There are times when these beliefs limit what you’re doing, or at the very least limit your desire to reach out and achieve—especially if there’s anything that will make you look bad.
Beliefs can then block any positive efforts, while confirming your self-defeating thoughts. For example, you sabotage your job performance, thus creating anxiety. You allow yourself to be lethargic at work, because you feel like you’re capable of so much more. You become anxious about what you can see in the future, yet at meetings, you don’t speak up because you don’t want to say something stupid or draw attention. You don’t want to look bad—and so you remain unfulfilled in your job.
The ego wants approval. However, worrying about what others think of you does not inspire. It holds you back.
Assessment is a form of judging, and it’s based on cultural ideas of what you should look like and how you should act. Judging can also dull one’s inspiration, because it’s a way of looking for what’s wrong.
Looking for what’s wrong is a distraction from getting things done, or even from taking responsibility for who you’re being. Every situation has the potential to be a threat to how you look.
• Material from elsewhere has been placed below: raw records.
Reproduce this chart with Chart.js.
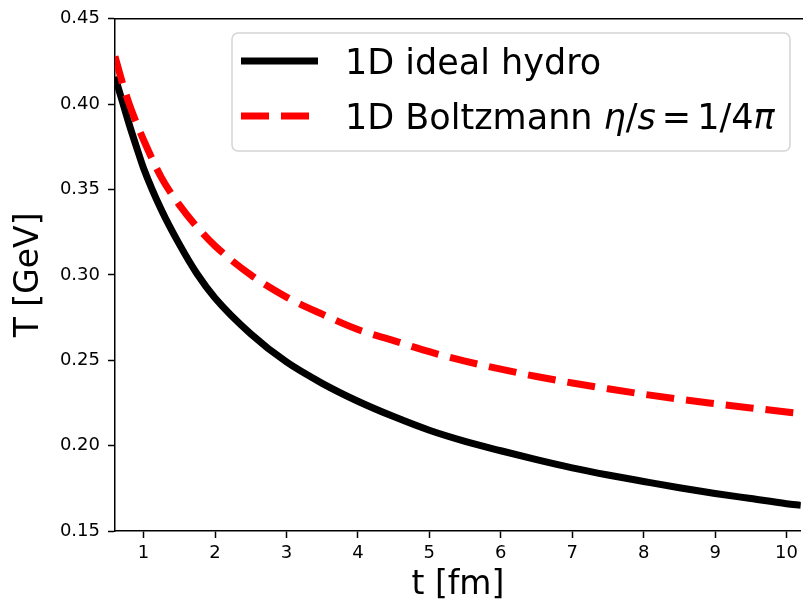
<!DOCTYPE html>
<html>
<head>
<meta charset="utf-8">
<script src="https://cdn.jsdelivr.net/npm/chart.js@4/dist/chart.umd.min.js"></script>
<style>
  html, body { margin: 0; padding: 0; background: #fff; }
  #wrap { width: 803px; height: 605px; }
</style>
</head>
<body>
<div id="wrap"><canvas id="tempChart" width="803" height="605"></canvas></div>
<script>
// time axis samples (fm) and temperatures (GeV)
const timeFm = [0.6, 0.7, 0.8, 0.9, 1.0, 1.25, 1.5, 1.75, 2.0, 2.5, 3.0, 3.5, 4.0, 4.5, 5.0, 5.5, 6.0, 6.5, 7.0, 7.5, 8.0, 8.5, 9.0, 9.5, 10.0, 10.2];
const idealHydro = [0.416, 0.402, 0.388, 0.375, 0.3625, 0.338, 0.318, 0.3005, 0.2865, 0.2655, 0.249, 0.2365, 0.226, 0.217, 0.209, 0.2025, 0.197, 0.1918, 0.187, 0.1828, 0.179, 0.1753, 0.172, 0.169, 0.166, 0.165];
const boltzmann = [0.428, 0.413, 0.400, 0.389, 0.379, 0.357, 0.341, 0.328, 0.317, 0.300, 0.287, 0.277, 0.268, 0.2615, 0.255, 0.2495, 0.2448, 0.2405, 0.2367, 0.2333, 0.2301, 0.2272, 0.2246, 0.2221, 0.2197, 0.2188];

const xTicks = [1, 2, 3, 4, 5, 6, 7, 8, 9, 10];
const yTicks = [0.15, 0.20, 0.25, 0.30, 0.35, 0.40, 0.45];

const FONT = "'DejaVu Sans', sans-serif";

function toPoints(ys) {
  return timeFm.map((t, i) => ({ x: t, y: ys[i] }));
}

// top spine (matplotlib box) - right spine is cropped off in the reference
const topSpine = {
  id: "topSpine",
  afterDraw(chart) {
    const { ctx, chartArea } = chart;
    ctx.save();
    ctx.strokeStyle = "#000";
    ctx.lineWidth = 1.5;
    ctx.beginPath();
    ctx.moveTo(chartArea.left, chartArea.top);
    ctx.lineTo(chart.width, chartArea.top);
    ctx.stroke();
    ctx.restore();
  },
};

// legend with the mixed italic math label
const mathLegend = {
  id: "mathLegend",
  afterDraw(chart) {
    const ctx = chart.ctx;
    const box = { x: 232, y: 33, w: 558, h: 118, r: 6 };
    ctx.save();
    ctx.fillStyle = "rgba(255,255,255,0.85)";
    ctx.strokeStyle = "#d4d4d4";
    ctx.lineWidth = 1.5;
    ctx.beginPath();
    ctx.roundRect(box.x, box.y, box.w, box.h, box.r);
    ctx.fill();
    ctx.stroke();

    const rows = [
      {
        ds: chart.data.datasets[1],
        y: 61,
        parts: [{ t: "1D ideal hydro", it: false }],
      },
      {
        ds: chart.data.datasets[0],
        y: 116,
        parts: [
          { t: "1D Boltzmann ", it: false },
          { t: "η", it: true },
          { t: "/", it: false },
          { t: "s", it: true, after: 6 },
          { t: "=", it: false, after: 6 },
          { t: "1/4", it: false },
          { t: "π", it: true },
        ],
      },
    ];

    rows.forEach((row) => {
      ctx.strokeStyle = row.ds.borderColor;
      ctx.lineWidth = row.ds.borderWidth;
      ctx.setLineDash(row.ds.borderDash || []);
      ctx.lineCap = "butt";
      ctx.beginPath();
      ctx.moveTo(241, row.y);
      ctx.lineTo(318, row.y);
      ctx.stroke();
      ctx.setLineDash([]);

      let x = 345;
      ctx.fillStyle = "#000";
      ctx.textBaseline = "alphabetic";
      row.parts.forEach((p) => {
        ctx.font = (p.it ? "oblique " : "") + "35px " + FONT;
        ctx.fillText(p.t, x, row.y + 12.5);
        x += ctx.measureText(p.t).width + (p.after || 0);
      });
    });
    ctx.restore();
  },
};

const ctx = document.getElementById("tempChart").getContext("2d");

const config = {
  type: "line",
  data: {
    datasets: [
      {
        label: "1D Boltzmann η/s = 1/4π",
        data: toPoints(boltzmann),
        borderColor: "#ff0000",
        borderWidth: 7,
        borderDash: [28, 12],
        pointRadius: 0,
        cubicInterpolationMode: "monotone",
        order: 0,
      },
      {
        label: "1D ideal hydro",
        data: toPoints(idealHydro),
        borderColor: "#000000",
        borderWidth: 7,
        pointRadius: 0,
        cubicInterpolationMode: "monotone",
        order: 1,
      },
    ],
  },
  options: {
    responsive: false,
    animation: false,
    layout: { padding: { top: 16, right: 0, left: 0, bottom: 0 } },
    plugins: {
      legend: { display: false },
      tooltip: { enabled: false },
    },
    scales: {
      x: {
        type: "linear",
        min: 0.6,
        max: 10.2,
        afterFit: (scale) => { scale.height = 74; },
        afterBuildTicks: (scale) => {
          scale.ticks = xTicks.map((v) => ({ value: v }));
        },
        grid: {
          drawOnChartArea: false,
          drawTicks: true,
          tickLength: 7,
          tickWidth: 1.5,
          tickColor: "#000",
        },
        border: { display: true, color: "#000", width: 1.5 },
        ticks: {
          color: "#000",
          padding: 5,
          font: { family: FONT, size: 18 },
          callback: (v) => String(v),
        },
        title: {
          display: true,
          text: "t [fm]",
          color: "#000",
          font: { family: FONT, size: 33 },
          padding: { top: 0, bottom: 0 },
        },
      },
      y: {
        min: 0.15,
        max: 0.45,
        afterFit: (scale) => { scale.width = 115; },
        afterBuildTicks: (scale) => {
          scale.ticks = yTicks.map((v) => ({ value: v }));
        },
        grid: {
          drawOnChartArea: false,
          drawTicks: true,
          tickLength: 7,
          tickWidth: 1.5,
          tickColor: "#000",
        },
        border: { display: true, color: "#000", width: 1.5 },
        ticks: {
          color: "#000",
          padding: 8,
          font: { family: FONT, size: 18 },
          callback: (v) => Number(v).toFixed(2),
        },
        title: {
          display: true,
          text: "T [GeV]",
          color: "#000",
          font: { family: FONT, size: 33 },
          padding: { top: 10, bottom: 0 },
        },
      },
    },
  },
  plugins: [topSpine, mathLegend],
};

const tempChart = new Chart(ctx, config);
</script>
</body>
</html>
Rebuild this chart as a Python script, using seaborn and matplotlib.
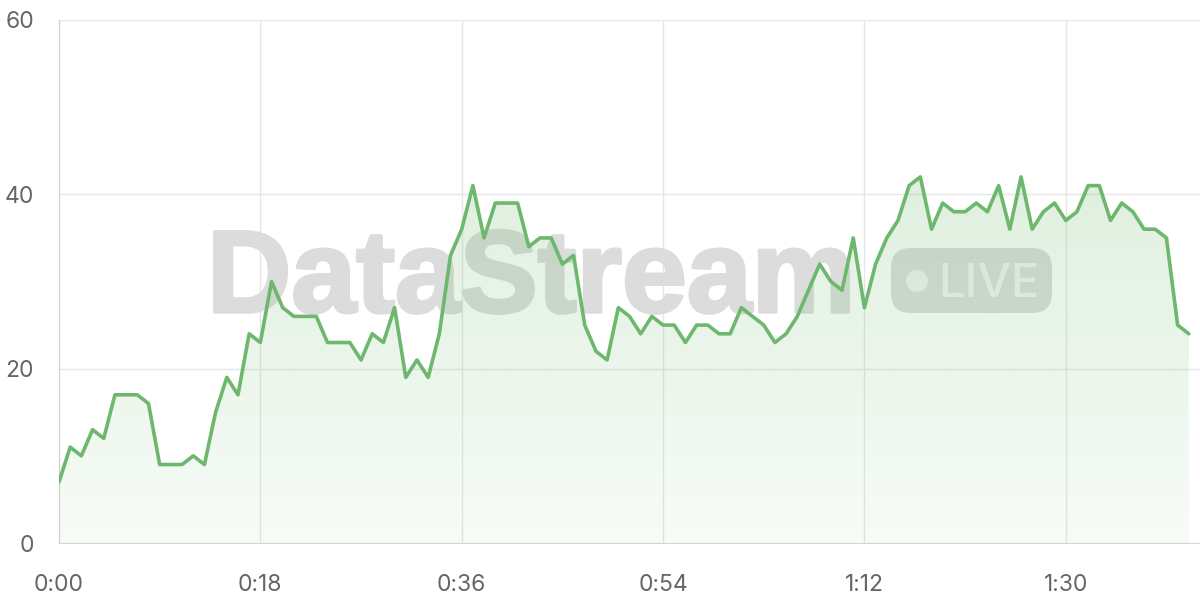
import numpy as np
import pandas as pd
import matplotlib
matplotlib.use('Agg')
import matplotlib.pyplot as plt
import matplotlib.patheffects as pe
import seaborn as sns
from matplotlib.patches import FancyBboxPatch, Circle
from matplotlib.transforms import IdentityTransform

# minuten sinds start en gemeten waarden
minutes = list(range(102))
values = [7, 11, 10, 13, 12, 17, 17, 17, 16, 9,
          9, 9, 10, 9, 15, 19, 17, 24, 23, 30,
          27, 26, 26, 26, 23, 23, 23, 21, 24, 23,
          27, 19, 21, 19, 24, 33, 36, 41, 35, 39,
          39, 39, 34, 35, 35, 32, 33, 25, 22, 21,
          27, 26, 24, 26, 25, 25, 23, 25, 25, 24,
          24, 27, 26, 25, 23, 24, 26, 29, 32, 30,
          29, 35, 27, 32, 35, 37, 41, 42, 36, 39,
          38, 38, 39, 38, 41, 36, 42, 36, 38, 39,
          37, 38, 41, 41, 37, 39, 38, 36, 36, 35,
          25, 24]
tick_pos = [0, 18, 36, 54, 72, 90]
tick_labels = ['0:00', '0:18', '0:36', '0:54', '1:12', '1:30']
y_ticks = [0, 20, 40, 60]

df = pd.DataFrame({'minute': minutes, 'value': values})

sns.set_style('white')
plt.rcParams['font.family'] = ['Inter', 'DejaVu Sans']

line_color = '#6db86d'
grid_color = '#e6e6e6'
mark_color = '#dcdcdc'

fig = plt.figure(figsize=(12, 6), dpi=100)
ax = fig.add_axes([59 / 1200, 57 / 600, (1200 - 59) / 1200, (543 - 20) / 600])
ax.set_xlim(0, 102)
ax.set_ylim(0, 60)

# gradient vulling onder de lijn
poly = ax.fill_between(df['minute'], df['value'], 0, color='none', lw=0)
top = max(values)
grad = np.zeros((200, 2, 4))
rgb = matplotlib.colors.to_rgb(line_color)
grad[:, :, 0], grad[:, :, 1], grad[:, :, 2] = rgb
grad[:, :, 3] = np.linspace(0.22, 0.05, 200)[:, None]
img = ax.imshow(grad, extent=[0, minutes[-1], 0, top], origin='upper',
                aspect='auto', zorder=1)
img.set_clip_path(poly.get_paths()[0], transform=ax.transData)

# watermerk onder de vulling (pixels, oorsprong linksonder)
ax.text(207 / 1200, 1 - 312 / 600, 'DataStream', fontsize=84, fontweight='bold',
        family='Liberation Sans', color=mark_color, ha='left', va='baseline',
        transform=fig.transFigure, zorder=0.8,
        path_effects=[pe.withStroke(linewidth=2.5, foreground=mark_color)])
pill = FancyBboxPatch((891, 600 - 313), 161, 65,
                      boxstyle='round,pad=0,rounding_size=20',
                      transform=IdentityTransform(), facecolor=mark_color,
                      edgecolor='none', zorder=0.8)
ax.add_artist(pill)
ax.add_artist(Circle((917, 600 - 281), 11, transform=IdentityTransform(),
                     facecolor='#f2f2f2', edgecolor='none', zorder=0.9))
ax.text(938 / 1200, 1 - 297 / 600, 'LIVE', fontsize=34, fontweight='medium',
        color='#f2f2f2', ha='left', va='baseline', transform=fig.transFigure,
        zorder=0.9)

sns.lineplot(data=df, x='minute', y='value', color=line_color, linewidth=2.6,
             ax=ax, zorder=4)

ax.set_xticks(tick_pos)
ax.set_xticklabels(tick_labels)
ax.set_yticks(y_ticks)
ax.grid(True, color=grid_color, linewidth=1)
ax.set_axisbelow(True)
ax.tick_params(axis='both', length=12, color=grid_color, labelsize=16.5,
               labelcolor='#666666', width=1)
ax.tick_params(axis='y', pad=6)
ax.tick_params(axis='x', pad=10)
ax.set_xlabel('')
ax.set_ylabel('')
for s in ['top', 'right']:
    ax.spines[s].set_visible(False)
ax.spines['left'].set_color('#d0d0d0')
ax.spines['bottom'].set_color('#d6d6d6')

plt.savefig('out.png', dpi=100)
Moreover, if you’re worried about how you look, then you’re not paying attention to who you’re being. And if you’re not paying attention to who you’re being, then you’re less likely to overcome your impulses.
Now that’s not an absolute truth, but if you’re not overcoming your impulses, then you’re certainly not focused on what you want, much less the empathy required to relate to whomever you’re addressing.
Often you check your look in the mirror, not just to see if you look OK, but also to reassure yourself that you still look good. You like the way you look. That should be enough, but you find yourself constantly looking for reassurance. And you know that that vain concern keeps you small and inhibited. You rationalize it by telling yourself that “it takes me a while to warm up to people,” but deep down you know that’s not true. It takes you a while to focus on relating to others long enough to forget your own insecurities.
There’s nothing empowering in worrying about what others may think. If everyone were just a brain in a vat, would you still worry about whether your vat looked good? If someone doesn’t like your vat, does it really matter?
Complacency is being satisfied with oneself. I wonder if being satisfied is a weakness. It’s not a weakness if you’re still running the race, but if you stop and become satisfied with standing still, then yes, that’s a weakness. So letting go is not strength. It’s not wrong; it’s just a desire to remain unnoticed and drift further away from having the good life. Therefore, to be complacent is to lose focus on what you want.
Looking good is related to complacency. If everything looks good, then you’re tempted to give up trying any further.
So, complacency is also about being satisfied with current circumstances. It’s when you stop trying to accomplish anything. It’s not only a lack of awareness, but it’s also a way of losing that edge that keeps you focused. Therefor my use of the word complacency is not about being happy. Rather, it’s about no longer having the desire to push oneself.